▶ Source excerpt:
■ ■ ■ ■ ■ ■ ■

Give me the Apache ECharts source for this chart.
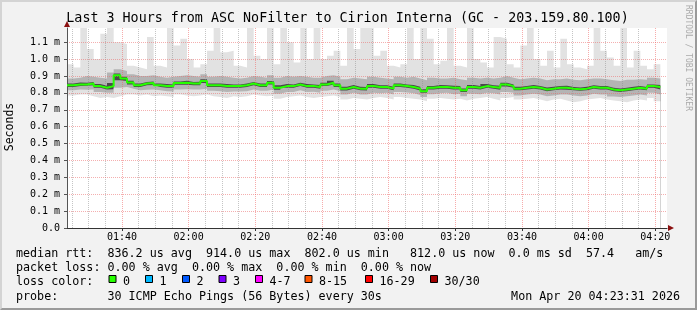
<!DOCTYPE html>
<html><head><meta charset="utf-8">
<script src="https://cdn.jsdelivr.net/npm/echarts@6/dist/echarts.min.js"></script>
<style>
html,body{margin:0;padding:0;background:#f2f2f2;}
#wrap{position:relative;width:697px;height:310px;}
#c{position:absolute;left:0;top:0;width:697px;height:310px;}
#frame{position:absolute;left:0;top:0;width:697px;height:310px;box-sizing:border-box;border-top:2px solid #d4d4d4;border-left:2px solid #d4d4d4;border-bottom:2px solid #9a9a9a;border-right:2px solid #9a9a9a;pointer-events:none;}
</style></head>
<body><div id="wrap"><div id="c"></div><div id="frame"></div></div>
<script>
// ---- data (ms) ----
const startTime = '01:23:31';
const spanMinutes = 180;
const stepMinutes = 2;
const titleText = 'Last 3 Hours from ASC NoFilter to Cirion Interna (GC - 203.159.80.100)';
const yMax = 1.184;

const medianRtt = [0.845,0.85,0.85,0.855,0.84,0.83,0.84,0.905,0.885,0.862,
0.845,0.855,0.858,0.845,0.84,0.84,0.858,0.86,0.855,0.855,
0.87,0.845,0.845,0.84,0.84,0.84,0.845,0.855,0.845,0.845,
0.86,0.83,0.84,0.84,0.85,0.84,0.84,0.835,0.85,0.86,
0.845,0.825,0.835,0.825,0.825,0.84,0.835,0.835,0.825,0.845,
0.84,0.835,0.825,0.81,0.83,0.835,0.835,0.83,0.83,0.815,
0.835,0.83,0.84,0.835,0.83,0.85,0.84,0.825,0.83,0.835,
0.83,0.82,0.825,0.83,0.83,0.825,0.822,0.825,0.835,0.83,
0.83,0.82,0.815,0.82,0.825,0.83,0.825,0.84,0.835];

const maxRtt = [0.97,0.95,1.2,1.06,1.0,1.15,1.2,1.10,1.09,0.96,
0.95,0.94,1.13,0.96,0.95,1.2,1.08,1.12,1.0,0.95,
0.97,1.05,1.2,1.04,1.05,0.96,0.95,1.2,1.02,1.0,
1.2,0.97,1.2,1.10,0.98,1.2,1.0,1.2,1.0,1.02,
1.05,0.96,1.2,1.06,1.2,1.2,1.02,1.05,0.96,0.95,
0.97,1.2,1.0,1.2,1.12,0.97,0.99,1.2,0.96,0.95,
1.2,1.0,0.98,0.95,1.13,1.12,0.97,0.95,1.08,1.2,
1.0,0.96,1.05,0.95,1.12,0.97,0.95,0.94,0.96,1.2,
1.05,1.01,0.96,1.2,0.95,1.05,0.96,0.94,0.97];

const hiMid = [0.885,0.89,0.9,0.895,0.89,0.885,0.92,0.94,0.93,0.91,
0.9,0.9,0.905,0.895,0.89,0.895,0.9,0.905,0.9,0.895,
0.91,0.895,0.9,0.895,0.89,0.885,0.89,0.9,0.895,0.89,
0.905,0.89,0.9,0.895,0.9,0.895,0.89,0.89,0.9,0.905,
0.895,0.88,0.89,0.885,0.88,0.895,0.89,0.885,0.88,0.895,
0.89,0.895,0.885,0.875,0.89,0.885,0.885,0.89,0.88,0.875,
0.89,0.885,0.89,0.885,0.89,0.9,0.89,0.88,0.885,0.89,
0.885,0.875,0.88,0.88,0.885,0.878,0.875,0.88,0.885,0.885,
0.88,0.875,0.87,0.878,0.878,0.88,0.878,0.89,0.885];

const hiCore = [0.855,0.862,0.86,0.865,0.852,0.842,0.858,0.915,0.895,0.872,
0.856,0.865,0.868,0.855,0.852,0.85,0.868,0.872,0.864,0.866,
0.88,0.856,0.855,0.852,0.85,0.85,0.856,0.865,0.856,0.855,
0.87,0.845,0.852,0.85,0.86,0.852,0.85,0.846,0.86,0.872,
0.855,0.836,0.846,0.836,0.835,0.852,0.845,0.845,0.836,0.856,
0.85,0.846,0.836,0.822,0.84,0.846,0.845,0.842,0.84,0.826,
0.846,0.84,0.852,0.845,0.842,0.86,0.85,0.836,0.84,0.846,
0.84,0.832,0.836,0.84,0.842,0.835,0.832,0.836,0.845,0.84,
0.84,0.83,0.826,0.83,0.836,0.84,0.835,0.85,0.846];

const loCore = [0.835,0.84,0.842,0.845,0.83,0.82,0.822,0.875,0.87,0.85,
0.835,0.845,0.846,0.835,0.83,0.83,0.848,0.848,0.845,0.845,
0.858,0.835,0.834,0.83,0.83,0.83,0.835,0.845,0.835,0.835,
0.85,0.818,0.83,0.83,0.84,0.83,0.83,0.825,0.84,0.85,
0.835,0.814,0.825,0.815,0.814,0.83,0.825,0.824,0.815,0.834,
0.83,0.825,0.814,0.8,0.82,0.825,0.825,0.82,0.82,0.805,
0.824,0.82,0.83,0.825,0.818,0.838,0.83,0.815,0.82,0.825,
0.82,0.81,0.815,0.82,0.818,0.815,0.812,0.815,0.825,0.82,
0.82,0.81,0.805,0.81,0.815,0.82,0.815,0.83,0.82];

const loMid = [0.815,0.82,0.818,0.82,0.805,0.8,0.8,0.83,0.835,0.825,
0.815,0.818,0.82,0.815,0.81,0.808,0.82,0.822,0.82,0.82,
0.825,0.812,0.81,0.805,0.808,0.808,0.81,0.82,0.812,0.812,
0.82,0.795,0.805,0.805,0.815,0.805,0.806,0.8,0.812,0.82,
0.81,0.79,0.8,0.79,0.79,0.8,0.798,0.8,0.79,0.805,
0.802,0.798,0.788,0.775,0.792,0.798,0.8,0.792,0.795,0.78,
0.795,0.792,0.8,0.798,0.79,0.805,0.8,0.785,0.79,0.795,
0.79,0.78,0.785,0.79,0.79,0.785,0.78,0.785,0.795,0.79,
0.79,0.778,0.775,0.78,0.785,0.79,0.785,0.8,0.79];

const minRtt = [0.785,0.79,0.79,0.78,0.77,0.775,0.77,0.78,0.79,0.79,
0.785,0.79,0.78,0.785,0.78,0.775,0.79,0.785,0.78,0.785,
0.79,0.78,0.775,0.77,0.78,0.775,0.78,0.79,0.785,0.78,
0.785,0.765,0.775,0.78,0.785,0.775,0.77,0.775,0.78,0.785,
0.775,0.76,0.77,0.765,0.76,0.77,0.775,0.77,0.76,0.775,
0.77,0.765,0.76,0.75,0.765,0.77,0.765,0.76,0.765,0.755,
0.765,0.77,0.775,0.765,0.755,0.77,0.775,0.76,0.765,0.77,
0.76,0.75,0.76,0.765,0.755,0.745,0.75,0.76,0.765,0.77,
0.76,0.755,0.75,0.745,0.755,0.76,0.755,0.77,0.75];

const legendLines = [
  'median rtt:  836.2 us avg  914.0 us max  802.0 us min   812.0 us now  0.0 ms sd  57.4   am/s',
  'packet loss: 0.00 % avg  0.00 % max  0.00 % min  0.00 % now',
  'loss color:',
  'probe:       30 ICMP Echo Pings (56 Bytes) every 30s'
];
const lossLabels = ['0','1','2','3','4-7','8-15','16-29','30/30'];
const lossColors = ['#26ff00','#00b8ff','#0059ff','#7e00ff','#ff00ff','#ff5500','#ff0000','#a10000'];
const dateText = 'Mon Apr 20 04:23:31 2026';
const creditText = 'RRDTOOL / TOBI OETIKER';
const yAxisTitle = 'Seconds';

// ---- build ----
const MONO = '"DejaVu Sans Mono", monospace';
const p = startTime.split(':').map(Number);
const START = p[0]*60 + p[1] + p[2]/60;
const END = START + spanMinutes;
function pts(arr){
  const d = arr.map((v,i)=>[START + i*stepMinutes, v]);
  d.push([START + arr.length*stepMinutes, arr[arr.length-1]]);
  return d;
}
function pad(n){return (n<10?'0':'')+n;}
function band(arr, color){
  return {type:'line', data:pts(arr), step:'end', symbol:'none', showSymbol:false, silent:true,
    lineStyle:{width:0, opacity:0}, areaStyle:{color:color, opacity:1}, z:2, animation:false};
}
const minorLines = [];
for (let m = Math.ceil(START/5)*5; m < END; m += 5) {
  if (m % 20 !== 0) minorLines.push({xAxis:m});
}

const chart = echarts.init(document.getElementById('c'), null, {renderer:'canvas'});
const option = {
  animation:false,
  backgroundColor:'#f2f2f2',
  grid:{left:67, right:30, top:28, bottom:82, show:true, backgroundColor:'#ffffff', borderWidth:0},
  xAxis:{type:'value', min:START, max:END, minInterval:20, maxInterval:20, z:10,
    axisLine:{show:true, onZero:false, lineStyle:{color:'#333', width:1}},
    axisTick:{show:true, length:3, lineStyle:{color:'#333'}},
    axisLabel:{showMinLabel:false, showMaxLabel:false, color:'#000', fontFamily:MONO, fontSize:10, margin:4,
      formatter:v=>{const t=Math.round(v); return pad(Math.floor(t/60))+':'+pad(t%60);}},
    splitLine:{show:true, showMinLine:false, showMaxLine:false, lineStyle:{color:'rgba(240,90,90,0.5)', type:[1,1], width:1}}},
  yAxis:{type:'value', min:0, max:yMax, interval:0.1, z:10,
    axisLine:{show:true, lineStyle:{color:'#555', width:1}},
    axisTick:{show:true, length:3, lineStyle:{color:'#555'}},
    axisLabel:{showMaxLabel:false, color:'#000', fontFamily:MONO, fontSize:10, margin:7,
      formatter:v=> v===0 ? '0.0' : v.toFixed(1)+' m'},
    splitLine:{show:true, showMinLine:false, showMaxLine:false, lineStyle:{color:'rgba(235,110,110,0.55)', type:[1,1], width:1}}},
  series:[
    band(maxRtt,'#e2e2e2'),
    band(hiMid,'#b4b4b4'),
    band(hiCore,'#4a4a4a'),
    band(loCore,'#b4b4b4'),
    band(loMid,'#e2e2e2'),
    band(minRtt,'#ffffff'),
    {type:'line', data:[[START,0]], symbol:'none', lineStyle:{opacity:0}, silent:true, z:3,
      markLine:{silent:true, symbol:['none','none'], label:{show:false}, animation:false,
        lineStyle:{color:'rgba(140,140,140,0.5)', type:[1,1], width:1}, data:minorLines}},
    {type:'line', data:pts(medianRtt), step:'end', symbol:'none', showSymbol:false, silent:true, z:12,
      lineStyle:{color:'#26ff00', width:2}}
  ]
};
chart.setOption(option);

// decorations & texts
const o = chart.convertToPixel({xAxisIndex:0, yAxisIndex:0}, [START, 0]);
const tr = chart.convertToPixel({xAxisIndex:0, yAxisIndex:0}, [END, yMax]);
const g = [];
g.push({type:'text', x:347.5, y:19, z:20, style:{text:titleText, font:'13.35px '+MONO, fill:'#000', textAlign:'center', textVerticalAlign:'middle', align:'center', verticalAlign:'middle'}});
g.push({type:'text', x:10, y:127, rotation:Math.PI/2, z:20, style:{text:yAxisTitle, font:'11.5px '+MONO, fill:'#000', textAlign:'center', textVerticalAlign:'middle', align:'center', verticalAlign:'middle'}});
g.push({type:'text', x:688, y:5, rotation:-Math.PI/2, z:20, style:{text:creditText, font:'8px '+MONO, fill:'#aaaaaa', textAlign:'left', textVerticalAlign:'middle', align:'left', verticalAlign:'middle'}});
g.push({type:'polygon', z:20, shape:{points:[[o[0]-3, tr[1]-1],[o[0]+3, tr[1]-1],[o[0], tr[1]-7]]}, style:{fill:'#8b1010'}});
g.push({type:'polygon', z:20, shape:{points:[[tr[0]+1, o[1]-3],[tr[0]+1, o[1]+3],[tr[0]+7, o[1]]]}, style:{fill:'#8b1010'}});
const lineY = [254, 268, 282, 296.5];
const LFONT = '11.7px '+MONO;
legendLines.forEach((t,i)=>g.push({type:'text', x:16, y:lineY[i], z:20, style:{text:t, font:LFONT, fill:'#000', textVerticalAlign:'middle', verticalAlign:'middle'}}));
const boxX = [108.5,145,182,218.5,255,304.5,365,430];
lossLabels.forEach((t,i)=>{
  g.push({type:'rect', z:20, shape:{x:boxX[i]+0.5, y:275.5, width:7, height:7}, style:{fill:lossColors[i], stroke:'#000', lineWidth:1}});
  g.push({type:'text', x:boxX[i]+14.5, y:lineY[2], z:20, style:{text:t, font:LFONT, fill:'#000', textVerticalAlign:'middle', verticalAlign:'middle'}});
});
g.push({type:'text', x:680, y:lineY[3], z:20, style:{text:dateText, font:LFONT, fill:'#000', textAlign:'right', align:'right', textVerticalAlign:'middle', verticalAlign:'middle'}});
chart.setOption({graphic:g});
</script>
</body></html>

■ ■ ■ ■ ■ ■ ■

▶ Problem description:
Transcribe the opening line of the listing above, please, and every line after it through the line with "1.05,1.01,0.96,1.2,0.95,1.05,0.96,0.94,0.97];", word for word, without pictures.

▶ Answer to this problem:
Give me the Apache ECharts source for this chart.
<!DOCTYPE html>
<html><head><meta charset="utf-8">
<script src="https://cdn.jsdelivr.net/npm/echarts@6/dist/echarts.min.js"></script>
<style>
html,body{margin:0;padding:0;background:#f2f2f2;}
#wrap{position:relative;width:697px;height:310px;}
#c{position:absolute;left:0;top:0;width:697px;height:310px;}
#frame{position:absolute;left:0;top:0;width:697px;height:310px;box-sizing:border-box;border-top:2px solid #d4d4d4;border-left:2px solid #d4d4d4;border-bottom:2px solid #9a9a9a;border-right:2px solid #9a9a9a;pointer-events:none;}
</style></head>
<body><div id="wrap"><div id="c"></div><div id="frame"></div></div>
<script>
// ---- data (ms) ----
const startTime = '01:23:31';
const spanMinutes = 180;
const stepMinutes = 2;
const titleText = 'Last 3 Hours from ASC NoFilter to Cirion Interna (GC - 203.159.80.100)';
const yMax = 1.184;

const medianRtt = [0.845,0.85,0.85,0.855,0.84,0.83,0.84,0.905,0.885,0.862,
0.845,0.855,0.858,0.845,0.84,0.84,0.858,0.86,0.855,0.855,
0.87,0.845,0.845,0.84,0.84,0.84,0.845,0.855,0.845,0.845,
0.86,0.83,0.84,0.84,0.85,0.84,0.84,0.835,0.85,0.86,
0.845,0.825,0.835,0.825,0.825,0.84,0.835,0.835,0.825,0.845,
0.84,0.835,0.825,0.81,0.83,0.835,0.835,0.83,0.83,0.815,
0.835,0.83,0.84,0.835,0.83,0.85,0.84,0.825,0.83,0.835,
0.83,0.82,0.825,0.83,0.83,0.825,0.822,0.825,0.835,0.83,
0.83,0.82,0.815,0.82,0.825,0.83,0.825,0.84,0.835];

const maxRtt = [0.97,0.95,1.2,1.06,1.0,1.15,1.2,1.10,1.09,0.96,
0.95,0.94,1.13,0.96,0.95,1.2,1.08,1.12,1.0,0.95,
0.97,1.05,1.2,1.04,1.05,0.96,0.95,1.2,1.02,1.0,
1.2,0.97,1.2,1.10,0.98,1.2,1.0,1.2,1.0,1.02,
1.05,0.96,1.2,1.06,1.2,1.2,1.02,1.05,0.96,0.95,
0.97,1.2,1.0,1.2,1.12,0.97,0.99,1.2,0.96,0.95,
1.2,1.0,0.98,0.95,1.13,1.12,0.97,0.95,1.08,1.2,
1.0,0.96,1.05,0.95,1.12,0.97,0.95,0.94,0.96,1.2,
1.05,1.01,0.96,1.2,0.95,1.05,0.96,0.94,0.97];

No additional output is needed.